Request:
Report how many lines in the listing below include the word "script". Write nothing besides the number.

--- Supplied data ---

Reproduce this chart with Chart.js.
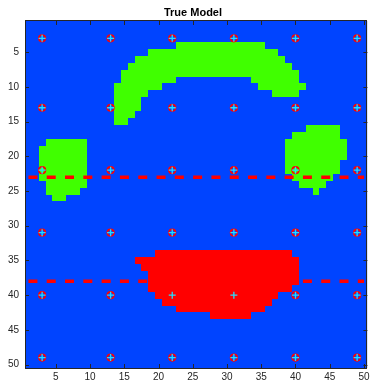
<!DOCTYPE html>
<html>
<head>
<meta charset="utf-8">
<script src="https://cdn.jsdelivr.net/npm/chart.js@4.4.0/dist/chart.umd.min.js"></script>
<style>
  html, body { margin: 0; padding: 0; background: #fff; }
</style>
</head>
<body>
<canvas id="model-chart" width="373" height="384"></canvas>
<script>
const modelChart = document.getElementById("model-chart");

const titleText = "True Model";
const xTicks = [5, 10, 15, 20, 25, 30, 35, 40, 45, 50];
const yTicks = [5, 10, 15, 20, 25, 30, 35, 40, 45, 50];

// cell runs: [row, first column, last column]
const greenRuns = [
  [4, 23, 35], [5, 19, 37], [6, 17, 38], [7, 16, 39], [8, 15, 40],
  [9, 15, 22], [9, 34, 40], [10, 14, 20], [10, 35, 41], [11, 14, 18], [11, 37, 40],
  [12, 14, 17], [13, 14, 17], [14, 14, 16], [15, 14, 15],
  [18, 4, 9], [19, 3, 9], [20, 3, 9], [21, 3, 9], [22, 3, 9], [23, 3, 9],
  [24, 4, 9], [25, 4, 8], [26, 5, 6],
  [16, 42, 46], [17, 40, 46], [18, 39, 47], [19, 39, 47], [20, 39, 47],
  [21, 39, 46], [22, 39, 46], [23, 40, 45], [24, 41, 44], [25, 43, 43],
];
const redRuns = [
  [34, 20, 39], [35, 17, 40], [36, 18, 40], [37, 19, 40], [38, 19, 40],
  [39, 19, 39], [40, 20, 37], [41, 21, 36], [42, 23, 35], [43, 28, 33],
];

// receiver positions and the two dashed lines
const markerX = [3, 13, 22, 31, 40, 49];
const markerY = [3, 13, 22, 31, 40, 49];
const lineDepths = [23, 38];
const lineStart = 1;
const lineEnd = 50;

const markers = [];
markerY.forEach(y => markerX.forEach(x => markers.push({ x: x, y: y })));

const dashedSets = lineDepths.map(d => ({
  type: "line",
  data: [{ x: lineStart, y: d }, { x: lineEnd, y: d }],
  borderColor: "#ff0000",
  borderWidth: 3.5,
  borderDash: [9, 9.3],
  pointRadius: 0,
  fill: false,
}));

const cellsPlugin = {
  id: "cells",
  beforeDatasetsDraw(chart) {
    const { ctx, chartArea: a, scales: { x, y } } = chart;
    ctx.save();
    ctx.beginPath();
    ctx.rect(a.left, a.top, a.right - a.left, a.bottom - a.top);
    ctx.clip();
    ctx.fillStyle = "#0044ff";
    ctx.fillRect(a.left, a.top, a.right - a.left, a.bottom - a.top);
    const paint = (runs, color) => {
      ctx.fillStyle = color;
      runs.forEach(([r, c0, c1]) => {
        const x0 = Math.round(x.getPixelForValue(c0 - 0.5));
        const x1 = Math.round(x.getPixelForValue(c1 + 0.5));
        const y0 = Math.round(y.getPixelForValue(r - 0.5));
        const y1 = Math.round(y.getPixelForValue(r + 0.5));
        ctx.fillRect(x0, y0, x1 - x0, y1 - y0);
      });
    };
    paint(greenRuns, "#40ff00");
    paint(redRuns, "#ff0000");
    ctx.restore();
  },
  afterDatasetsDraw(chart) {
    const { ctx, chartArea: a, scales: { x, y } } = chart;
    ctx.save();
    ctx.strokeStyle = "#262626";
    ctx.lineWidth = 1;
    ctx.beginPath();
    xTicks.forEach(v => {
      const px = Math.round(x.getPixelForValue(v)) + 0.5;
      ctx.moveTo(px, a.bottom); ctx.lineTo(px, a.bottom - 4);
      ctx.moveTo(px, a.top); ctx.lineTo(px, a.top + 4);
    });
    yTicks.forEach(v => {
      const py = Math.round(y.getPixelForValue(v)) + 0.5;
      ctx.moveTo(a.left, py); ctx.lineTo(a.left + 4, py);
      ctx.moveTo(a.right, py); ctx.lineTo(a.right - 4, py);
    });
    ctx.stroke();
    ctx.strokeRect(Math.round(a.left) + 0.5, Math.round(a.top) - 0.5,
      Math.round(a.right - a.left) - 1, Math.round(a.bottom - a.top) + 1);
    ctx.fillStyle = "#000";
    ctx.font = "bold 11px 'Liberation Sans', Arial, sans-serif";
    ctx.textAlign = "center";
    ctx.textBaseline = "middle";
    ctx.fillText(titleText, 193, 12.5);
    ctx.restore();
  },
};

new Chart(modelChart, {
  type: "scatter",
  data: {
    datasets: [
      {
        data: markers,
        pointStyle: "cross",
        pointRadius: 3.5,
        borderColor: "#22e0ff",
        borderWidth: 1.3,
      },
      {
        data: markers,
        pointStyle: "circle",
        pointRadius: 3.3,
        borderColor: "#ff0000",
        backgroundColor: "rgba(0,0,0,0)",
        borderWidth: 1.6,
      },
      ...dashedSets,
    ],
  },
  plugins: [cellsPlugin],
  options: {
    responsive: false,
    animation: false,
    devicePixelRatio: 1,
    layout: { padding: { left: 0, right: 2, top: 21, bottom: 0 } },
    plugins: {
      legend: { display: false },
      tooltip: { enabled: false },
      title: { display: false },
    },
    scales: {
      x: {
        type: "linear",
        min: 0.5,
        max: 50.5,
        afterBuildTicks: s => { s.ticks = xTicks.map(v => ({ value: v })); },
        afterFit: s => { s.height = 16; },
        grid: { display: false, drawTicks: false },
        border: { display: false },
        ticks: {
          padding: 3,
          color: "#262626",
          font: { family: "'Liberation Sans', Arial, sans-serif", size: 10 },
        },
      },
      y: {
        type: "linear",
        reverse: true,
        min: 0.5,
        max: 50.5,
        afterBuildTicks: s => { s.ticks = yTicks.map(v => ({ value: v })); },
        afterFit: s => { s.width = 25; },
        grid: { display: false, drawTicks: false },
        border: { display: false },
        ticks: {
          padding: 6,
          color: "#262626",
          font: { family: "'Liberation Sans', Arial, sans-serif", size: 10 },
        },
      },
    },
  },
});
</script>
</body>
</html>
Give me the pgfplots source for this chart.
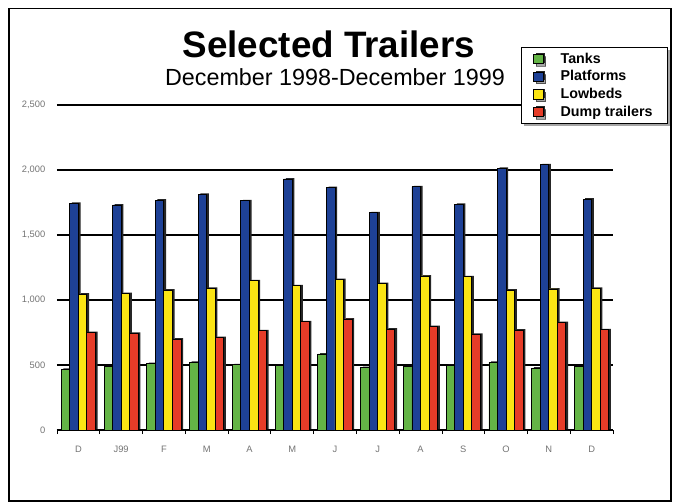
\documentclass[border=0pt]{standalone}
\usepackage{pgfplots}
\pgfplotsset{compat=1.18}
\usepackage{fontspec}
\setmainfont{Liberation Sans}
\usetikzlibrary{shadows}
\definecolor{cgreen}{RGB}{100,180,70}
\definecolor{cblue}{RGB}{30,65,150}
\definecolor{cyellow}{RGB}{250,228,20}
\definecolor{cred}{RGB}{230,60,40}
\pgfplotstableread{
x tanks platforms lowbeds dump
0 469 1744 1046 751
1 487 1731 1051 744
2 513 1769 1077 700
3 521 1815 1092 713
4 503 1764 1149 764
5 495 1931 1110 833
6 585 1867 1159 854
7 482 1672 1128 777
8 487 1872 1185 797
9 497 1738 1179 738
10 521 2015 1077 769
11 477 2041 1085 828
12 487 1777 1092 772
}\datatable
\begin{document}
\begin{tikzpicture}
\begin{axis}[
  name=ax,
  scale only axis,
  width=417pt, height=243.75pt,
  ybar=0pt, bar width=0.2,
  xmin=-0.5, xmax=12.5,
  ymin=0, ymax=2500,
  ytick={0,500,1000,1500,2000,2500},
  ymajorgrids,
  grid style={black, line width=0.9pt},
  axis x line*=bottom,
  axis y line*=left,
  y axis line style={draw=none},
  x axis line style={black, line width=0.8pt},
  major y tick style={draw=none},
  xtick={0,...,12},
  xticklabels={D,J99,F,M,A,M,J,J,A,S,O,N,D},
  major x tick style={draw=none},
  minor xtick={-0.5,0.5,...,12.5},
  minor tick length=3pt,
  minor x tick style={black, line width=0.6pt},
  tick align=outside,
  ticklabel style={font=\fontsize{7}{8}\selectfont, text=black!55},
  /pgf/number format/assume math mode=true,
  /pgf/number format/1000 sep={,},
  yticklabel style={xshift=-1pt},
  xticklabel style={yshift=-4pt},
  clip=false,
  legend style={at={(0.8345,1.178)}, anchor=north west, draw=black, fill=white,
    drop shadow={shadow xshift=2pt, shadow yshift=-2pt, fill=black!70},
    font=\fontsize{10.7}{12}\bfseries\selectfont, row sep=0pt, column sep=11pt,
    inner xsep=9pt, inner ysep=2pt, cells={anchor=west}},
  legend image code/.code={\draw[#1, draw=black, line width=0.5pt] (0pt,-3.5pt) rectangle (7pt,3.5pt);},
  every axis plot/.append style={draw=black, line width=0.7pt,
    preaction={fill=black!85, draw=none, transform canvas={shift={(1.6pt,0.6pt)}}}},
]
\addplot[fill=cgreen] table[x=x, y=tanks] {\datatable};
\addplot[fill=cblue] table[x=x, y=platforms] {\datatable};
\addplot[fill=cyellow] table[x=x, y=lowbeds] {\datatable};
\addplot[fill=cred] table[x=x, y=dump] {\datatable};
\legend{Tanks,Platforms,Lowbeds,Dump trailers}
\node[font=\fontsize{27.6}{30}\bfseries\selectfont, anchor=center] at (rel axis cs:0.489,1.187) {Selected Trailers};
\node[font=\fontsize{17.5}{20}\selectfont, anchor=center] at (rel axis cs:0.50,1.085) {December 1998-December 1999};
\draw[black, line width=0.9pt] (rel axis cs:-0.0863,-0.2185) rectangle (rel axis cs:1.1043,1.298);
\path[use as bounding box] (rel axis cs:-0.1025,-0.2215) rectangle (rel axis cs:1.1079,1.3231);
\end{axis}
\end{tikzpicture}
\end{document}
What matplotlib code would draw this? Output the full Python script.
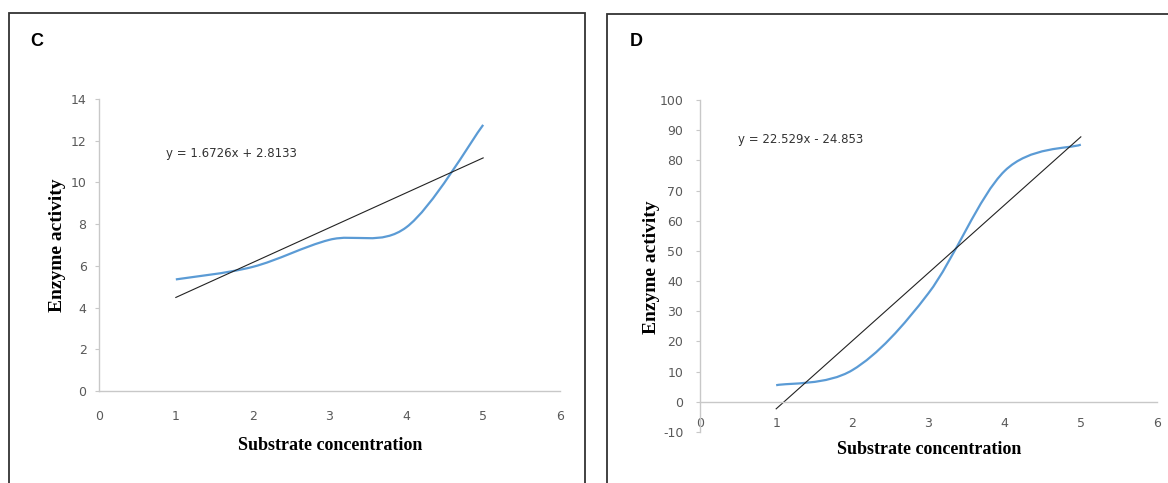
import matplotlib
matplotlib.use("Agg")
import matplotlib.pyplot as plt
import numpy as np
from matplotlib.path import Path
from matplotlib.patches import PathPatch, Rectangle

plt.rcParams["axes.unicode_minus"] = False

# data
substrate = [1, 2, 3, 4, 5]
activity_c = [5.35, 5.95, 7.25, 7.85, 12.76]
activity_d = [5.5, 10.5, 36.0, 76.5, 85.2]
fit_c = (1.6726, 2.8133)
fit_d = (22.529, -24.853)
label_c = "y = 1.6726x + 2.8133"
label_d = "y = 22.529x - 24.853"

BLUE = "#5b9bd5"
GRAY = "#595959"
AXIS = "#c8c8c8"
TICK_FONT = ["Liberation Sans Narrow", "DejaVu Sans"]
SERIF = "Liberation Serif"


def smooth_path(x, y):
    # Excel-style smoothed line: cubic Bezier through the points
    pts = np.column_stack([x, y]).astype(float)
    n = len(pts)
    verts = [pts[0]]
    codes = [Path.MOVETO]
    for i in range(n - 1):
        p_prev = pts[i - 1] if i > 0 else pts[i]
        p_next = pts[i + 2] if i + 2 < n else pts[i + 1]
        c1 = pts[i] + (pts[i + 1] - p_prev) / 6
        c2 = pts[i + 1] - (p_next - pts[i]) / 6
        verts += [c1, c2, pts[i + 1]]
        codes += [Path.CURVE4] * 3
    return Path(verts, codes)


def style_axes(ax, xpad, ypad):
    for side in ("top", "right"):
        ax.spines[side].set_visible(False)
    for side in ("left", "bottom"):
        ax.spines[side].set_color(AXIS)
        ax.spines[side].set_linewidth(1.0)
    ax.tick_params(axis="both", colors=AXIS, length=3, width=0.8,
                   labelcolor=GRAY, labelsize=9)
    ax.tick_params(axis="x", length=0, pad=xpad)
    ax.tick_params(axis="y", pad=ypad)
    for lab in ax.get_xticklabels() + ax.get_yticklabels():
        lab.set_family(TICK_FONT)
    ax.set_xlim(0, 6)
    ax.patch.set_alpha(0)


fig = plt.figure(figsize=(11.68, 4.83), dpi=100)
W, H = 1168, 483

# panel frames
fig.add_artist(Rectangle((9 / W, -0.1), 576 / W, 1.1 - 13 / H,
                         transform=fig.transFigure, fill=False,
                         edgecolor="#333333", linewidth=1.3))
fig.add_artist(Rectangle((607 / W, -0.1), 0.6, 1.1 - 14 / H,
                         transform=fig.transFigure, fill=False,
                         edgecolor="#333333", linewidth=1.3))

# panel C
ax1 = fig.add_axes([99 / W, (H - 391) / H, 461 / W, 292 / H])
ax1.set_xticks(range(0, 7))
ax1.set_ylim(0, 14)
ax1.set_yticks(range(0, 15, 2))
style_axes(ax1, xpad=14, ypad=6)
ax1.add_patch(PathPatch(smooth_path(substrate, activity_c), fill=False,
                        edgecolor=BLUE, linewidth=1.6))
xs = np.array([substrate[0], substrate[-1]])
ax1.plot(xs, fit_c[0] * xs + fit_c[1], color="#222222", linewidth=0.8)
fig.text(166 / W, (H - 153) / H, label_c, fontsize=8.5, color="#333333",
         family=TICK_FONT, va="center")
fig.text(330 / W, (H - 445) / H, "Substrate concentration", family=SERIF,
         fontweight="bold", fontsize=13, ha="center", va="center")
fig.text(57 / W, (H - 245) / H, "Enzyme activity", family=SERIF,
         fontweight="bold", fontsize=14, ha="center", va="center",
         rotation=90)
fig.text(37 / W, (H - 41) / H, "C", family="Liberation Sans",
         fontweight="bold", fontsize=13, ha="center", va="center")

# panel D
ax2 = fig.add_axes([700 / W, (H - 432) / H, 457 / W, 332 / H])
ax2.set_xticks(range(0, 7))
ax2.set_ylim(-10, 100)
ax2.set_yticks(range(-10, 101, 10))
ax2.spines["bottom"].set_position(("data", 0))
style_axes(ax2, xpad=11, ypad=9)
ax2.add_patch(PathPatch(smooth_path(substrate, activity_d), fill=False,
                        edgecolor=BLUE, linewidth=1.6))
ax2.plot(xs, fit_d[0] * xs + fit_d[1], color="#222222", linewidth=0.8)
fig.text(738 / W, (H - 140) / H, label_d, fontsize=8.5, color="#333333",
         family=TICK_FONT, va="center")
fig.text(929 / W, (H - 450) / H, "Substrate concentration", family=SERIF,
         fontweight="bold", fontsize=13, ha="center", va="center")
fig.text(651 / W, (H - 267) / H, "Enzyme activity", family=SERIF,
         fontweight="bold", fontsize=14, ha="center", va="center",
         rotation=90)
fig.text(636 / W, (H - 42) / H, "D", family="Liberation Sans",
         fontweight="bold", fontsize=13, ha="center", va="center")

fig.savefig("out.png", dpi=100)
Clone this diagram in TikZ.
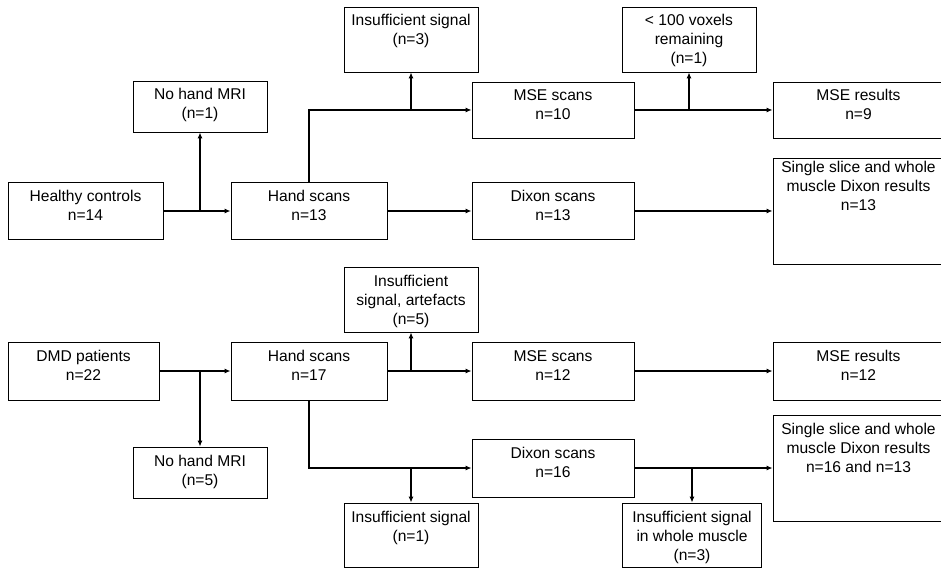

---

The solution:
4